Pelosi signals Kinzinger’s likely appointment to Jan. 6 panel
Speaker Nancy Pelosi (D-Calif.) on Sunday signaled that she plans to appoint GOP Rep Adam Kinzinger (Ill.) to the select committee investigating the Jan. 6 attack on the Capitol, saying “you could say that’s the direction I would be going.”
Pelosi told ABC’s “This Week” that she would not be making an announcement Sunday and that she needed to speak with Kinzinger, who has been outspoken in his criticism of former President Donald Trump.
But she also said “that would be my plan” when she was asked by host George Stephanopoulos about appointing more Republicans to the panel.

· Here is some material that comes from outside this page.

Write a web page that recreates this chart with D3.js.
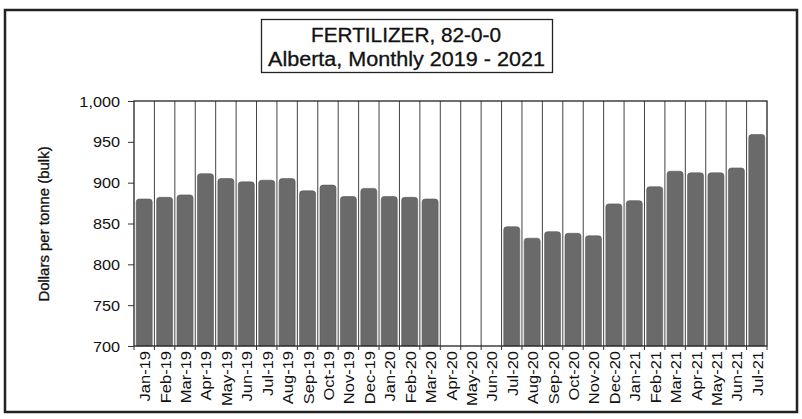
<!DOCTYPE html>
<html><head><meta charset="utf-8">
<script src="https://cdn.jsdelivr.net/npm/d3@7"></script>
<style>body{margin:0;background:#fff}svg{display:block;font-family:Arial,"Liberation Sans",sans-serif}</style>
</head><body><svg id="c" width="802" height="419"></svg>
<script>
const categories = ["Jan-19","Feb-19","Mar-19","Apr-19","May-19","Jun-19","Jul-19","Aug-19","Sep-19","Oct-19","Nov-19","Dec-19","Jan-20","Feb-20","Mar-20","Apr-20","May-20","Jun-20","Jul-20","Aug-20","Sep-20","Oct-20","Nov-20","Dec-20","Jan-21","Feb-21","Mar-21","Apr-21","May-21","Jun-21","Jul-21"];
const prices = [880,882,885,911,905,901,903,905,890,897,883,893,883,882,880,null,null,null,846,832,840,838,835,874,878,895,914,912,912,918,959];
const yTicks = [700,750,800,850,900,950,1000];
const titleLines = ["FERTILIZER, 82-0-0","Alberta, Monthly 2019 - 2021"];
const yLabel = "Dollars per tonne (bulk)";

const svg = d3.select("#c");
const m = {l:134, r:767, t:101, b:346};
const x = d3.scaleBand().domain(categories).range([m.l, m.r]).padding(0);
const y = d3.scaleLinear().domain([700,1000]).range([m.b, m.t]);

function stretch(sel, k){
  sel.each(function(){
    const w = this.getComputedTextLength();
    d3.select(this).attr("textLength", w*k).attr("lengthAdjust","spacingAndGlyphs");
  });
}
function heavy(sel){ sel.attr("stroke","#111").attr("stroke-width",0.3); }

// outer frame
svg.append("rect").attr("x",5).attr("y",10).attr("width",792).attr("height",402)
  .attr("fill","none").attr("stroke","#222").attr("stroke-width",2.5);

// title box
svg.append("rect").attr("x",261.5).attr("y",19.5).attr("width",291).attr("height",53)
  .attr("fill","#fff").attr("stroke","#222").attr("stroke-width",1.3);
const t1 = svg.append("text").attr("x",406).attr("y",42.3).attr("text-anchor","middle")
  .attr("font-size",19.5).attr("fill","#111").text(titleLines[0]);
const t2 = svg.append("text").attr("x",406.5).attr("y",65.5).attr("text-anchor","middle")
  .attr("font-size",19.5).attr("fill","#111").text(titleLines[1]);
t1.attr("textLength",190).attr("lengthAdjust","spacingAndGlyphs");
t2.attr("textLength",277).attr("lengthAdjust","spacingAndGlyphs");
heavy(t1); heavy(t2);

// vertical grid lines at band boundaries
const bounds = categories.slice(1).map(c => x(c));
svg.append("g").selectAll("line").data(bounds).join("line")
  .attr("x1",d=>d).attr("x2",d=>d).attr("y1",m.t).attr("y2",m.b)
  .attr("stroke","#444").attr("stroke-width",1);

// bars with rounded top
const bw = x.bandwidth();
const pad = 2.2;
const r = 3;
svg.append("g").selectAll("path").data(categories.map((c,i)=>({c,v:prices[i]})).filter(d=>d.v!=null))
  .join("path")
  .attr("d", d => {
    const x0 = x(d.c)+pad, x1 = x(d.c)+bw-pad, yt = y(d.v), yb = m.b;
    return `M${x0},${yb}V${yt+r}Q${x0},${yt} ${x0+r},${yt}H${x1-r}Q${x1},${yt} ${x1},${yt+r}V${yb}Z`;
  })
  .attr("fill","#6a6a6a").attr("stroke","#585858").attr("stroke-width",0.6);

// plot frame
svg.append("rect").attr("x",m.l).attr("y",m.t).attr("width",m.r-m.l).attr("height",m.b-m.t)
  .attr("fill","none").attr("stroke","#222").attr("stroke-width",1.3);

// y axis
const ya = svg.append("g").attr("transform",`translate(${m.l},0)`)
  .call(d3.axisLeft(y).tickValues(yTicks).tickSize(6).tickPadding(8).tickFormat(d3.format(",")));
ya.select(".domain").remove();
ya.selectAll("line").attr("stroke","#333");
ya.selectAll("text").attr("font-size",14).attr("fill","#111").attr("font-family","Arial, 'Liberation Sans', sans-serif")
  .attr("dy","0.36em");
stretch(ya.selectAll("text"), 1.16);

// x axis
const xa = svg.append("g").attr("transform",`translate(0,${m.b})`)
  .call(d3.axisBottom(x).tickSize(0).tickPadding(0));
xa.select(".domain").remove();
xa.selectAll("text").attr("font-size",15).attr("fill","#111")
  .attr("font-family","Arial, 'Liberation Sans', sans-serif")
  .attr("text-anchor","end").attr("dy","0.4em")
  .attr("transform","translate(0,5) rotate(-90)").attr("x",0).attr("y",0);
stretch(xa.selectAll("text"), 1.1);
// x tick marks at boundaries
svg.append("g").selectAll("line").data([m.l, ...bounds, m.r]).join("line")
  .attr("x1",d=>d).attr("x2",d=>d).attr("y1",m.b).attr("y2",m.b+4)
  .attr("stroke","#333");

// y label
const yl = svg.append("text").attr("transform","translate(49,224) rotate(-90)")
  .attr("text-anchor","middle").attr("font-size",14.5).attr("fill","#111").text(yLabel);
stretch(yl, 1.03);
heavy(yl);
</script></body></html>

“Perhaps after I speak to Adam Kinzinger,” Pelosi said.
“I’m not about to announce it right this minute, but you could say that that is the direction that I would be going on,” Pelosi continued.
She said Kinzinger and other Republicans have “expressed an interest” to sit on the select committee.

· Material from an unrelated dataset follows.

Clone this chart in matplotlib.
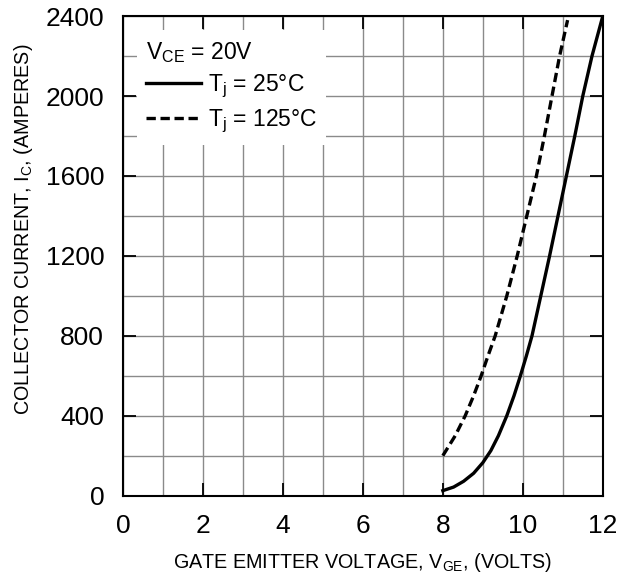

Pelosi has already appointed Rep. Liz Cheney (R-W.) to the panel.
Both Cheney and Kinzinger voted to impeach Trump for his role in inciting a mob that attacked the Capitol on Jan. 6 to stop the counting of Electoral College votes.

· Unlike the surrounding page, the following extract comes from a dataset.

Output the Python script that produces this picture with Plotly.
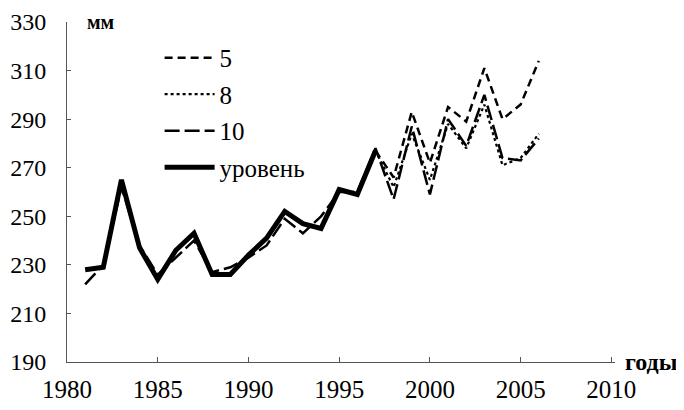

Speaker Nancy Pelosi tells @GStephanopoulos that she plans to name more Republicans to the Jan. 6 select committee after vetoing two of House Minority Leader Kevin McCarthy’s recommendations: “You could say that’s the direction I would be going.” https://t.co/3NlObOqjFv pic.twitter.com/4hJwViTMxK
— This Week (@ThisWeekABC) July 25, 2021
Reports last week said Pelosi was considering nominating Kinzinger to join the panel.
Drama relating to the Jan. 6 investigation unfolded last week after Pelosi rejected two of the Republican nominees to sit on the committee: Reps. Jim Jordan (Ohio) and Jim Banks (Ill.).
Pelosi defended her decision on Sunday, telling Stephanopoulos that Jordan and Banks “are people who would jeopardize the integrity of the investigation, and there’s no way I would tolerate their antics.”
House Minority Leader Kevin McCarthy (R-Calif.) responded to the move by yanking all five of his nominees from the committee.